Bu algı ya da meşrûluk temellendirilmesi târihsel olarak, çok sayıda kanıtla çok kuvvetli bir şekilde ispatlanmıştır ki son derecede yanlıştır. Şiddet hangi ahlâkî temele oturtulmak istense de kendi sürecini tamamlar. Yâni kendi kendisini kurumsallaştırır. Modern dünyânın pratikleri bize, siyâsal kurumsallaşma ile şiddetin kurumsallaşması arasında giderek açılan makası ortaya koyuyor. Bir misâlden gidelim: 1970’li senelere damgasını vuran Güneydoğu Asya’daki şiddet yüklü sosyalist direniş bütün dünyânın sempatisini topluyor, hattâ devrimci romantik edebiyatlara ilham veriyordu. Sonuçta pek çoğu “düşmanlarını” yendi ve zafere ulaştı. İyi de ne oldu? Bir kaç milyon insanın ölümünden sorumlu Pol Pot rejimi nereden türedi? Siyâsal şiddet yüklü direniş hareketleri “kazandıktan” sonra, zâten içerdikleri ve çeperlerde aşama aşama kurumsallaştırdıkları şiddeti, kazandıkları siyâsal coğrafyada merkeze taşıdılar. Hepsi bu. Geçici fenâlık saydıkları şiddetten arınmadılar, tam tersine ona teslim oldular.
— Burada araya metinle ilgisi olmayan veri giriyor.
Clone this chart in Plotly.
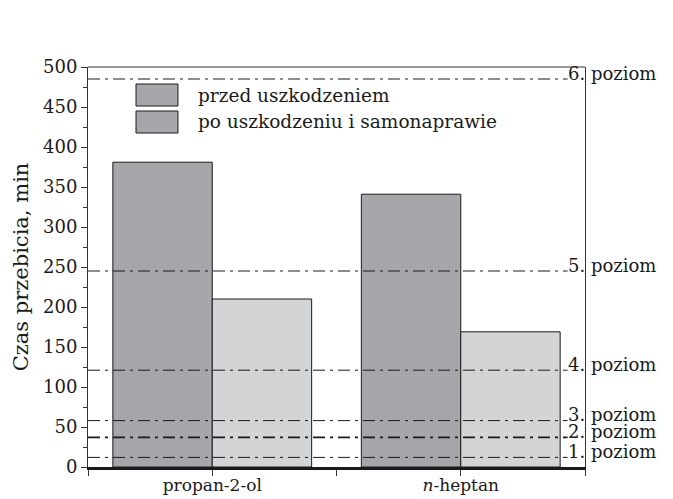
import plotly.graph_objects as go

# Breakthrough time of two solvents, before damage and after damage + self-repair
categories = ["propan-2-ol", "<i>n</i>-heptan"]
series_names = ["przed uszkodzeniem", "po uszkodzeniu i samonaprawie"]
before_damage = [381, 341]
after_repair = [210, 169]

# Protection level thresholds (min) and their labels
level_values = [12, 37, 58, 121, 245, 485]
level_labels = ["1. poziom", "2. poziom", "3. poziom", "4. poziom", "5. poziom", "6. poziom"]

y_ticks = [0, 50, 100, 150, 200, 250, 300, 350, 400, 450, 500]

FONT = "DejaVu Serif"
DARK = "#a7a7ab"
LIGHT = "#d3d4d6"
INK = "#1a1a1a"

x_pos = list(range(len(categories)))

fig = go.Figure()
fig.add_trace(go.Bar(
    x=x_pos, y=before_damage, name=series_names[0],
    marker=dict(color=DARK, line=dict(color=INK, width=1)),
    offsetgroup="a", width=0.4, offset=-0.4,
))
fig.add_trace(go.Bar(
    x=x_pos, y=after_repair, name=series_names[1],
    marker=dict(color=LIGHT, line=dict(color=INK, width=1)),
    offsetgroup="b", width=0.4, offset=0.0,
))

shapes = []
annotations = []

# Dash-dot threshold lines with their labels at the right edge
line_end = 1.43
for val, lab in zip(level_values, level_labels):
    shapes.append(dict(
        type="line", xref="x", yref="y", x0=-0.5, x1=line_end, y0=val, y1=val,
        line=dict(color=INK, width=1.6 if lab.startswith("2") else 1,
                  dash="12px,5px,3px,5px"),
        layer="above",
    ))
    annotations.append(dict(
        x=line_end, y=val, xref="x", yref="y", text=lab, showarrow=False,
        xanchor="left", yanchor="middle", yshift=6, xshift=-2,
        font=dict(family=FONT, size=18, color=INK),
    ))

# Top border of the frame
shapes.append(dict(type="line", xref="paper", yref="paper", x0=0, x1=1, y0=1, y1=1,
                   line=dict(color="#333333", width=1)))

# Hand-drawn legend: swatches + text
legend_rows = [(0.9575, 0.9025), (0.89, 0.835)]
for (y1, y0), name in zip(legend_rows, series_names):
    shapes.append(dict(type="rect", xref="paper", yref="paper",
                       x0=0.0966, x1=0.181, y0=y0, y1=y1,
                       fillcolor=DARK, line=dict(color=INK, width=1)))
    annotations.append(dict(x=0.218, y=(y0 + y1) / 2, xref="paper", yref="paper",
                            text=name, showarrow=False, xanchor="left", yanchor="middle",
                            font=dict(family=FONT, size=18.5, color=INK)))

fig.update_layout(
    width=673, height=499,
    margin=dict(l=88, r=88, t=67, b=32),
    paper_bgcolor="white", plot_bgcolor="white",
    showlegend=False,
    barmode="group",
    font=dict(family=FONT, size=17, color=INK),
    shapes=shapes,
    annotations=annotations,
    xaxis=dict(
        range=[-0.5, 1.5],
        tickvals=[-0.5, 0, 0.5, 1, 1.5],
        ticktext=["", categories[0], "", categories[1], ""],
        ticks="outside", ticklen=6, tickcolor="#333333", tickwidth=1,
        ticklabelstandoff=-5,
        showline=True, linecolor=INK, linewidth=2.5,
        showgrid=False, zeroline=False, automargin=False,
        tickfont=dict(family=FONT, size=17, color=INK),
    ),
    yaxis=dict(
        range=[0, 500],
        tickvals=y_ticks,
        ticks="outside", ticklen=6, tickcolor="#333333", tickwidth=1,
        minor=dict(dtick=25, ticks="outside", ticklen=4, tickcolor="#333333", showgrid=False),
        showline=True, linecolor="#333333", linewidth=1, mirror=True,
        showgrid=False, zeroline=False, automargin=False,
        tickfont=dict(family=FONT, size=18, color=INK),
        title=dict(text="Czas przebicia, min", font=dict(family=FONT, size=21, color=INK),
                   standoff=8),
    ),
)

fig.write_html("out.html")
Bu yaman çelişkinin farkına varıp, daha başlangıçta şiddeti reddeden; “göze göz” diye canhıraş bağıran bir Hintli militana “işte tam da bu sebeple insanlık kör oluyor” diyen Gandhi’yi burada bir kere daha anmamak olmaz.
Araçlar amaçlar ile uyumlu olmadığı zaman savrulmalar ve sapmalar kaçınılmaz oluyor. Şiddet ile siyâsal bir kazanım elde edilmiyor. Şiddeti, siyâsete özgü olan boyutları dahil, aşmak bu konularda çok daha derin bir kavrayışı gerektiriyor. Bunun metodları çok daha zor ve ince. Kolay olan ise şiddeti haklılaştırmak. Zâten yapılan da bu.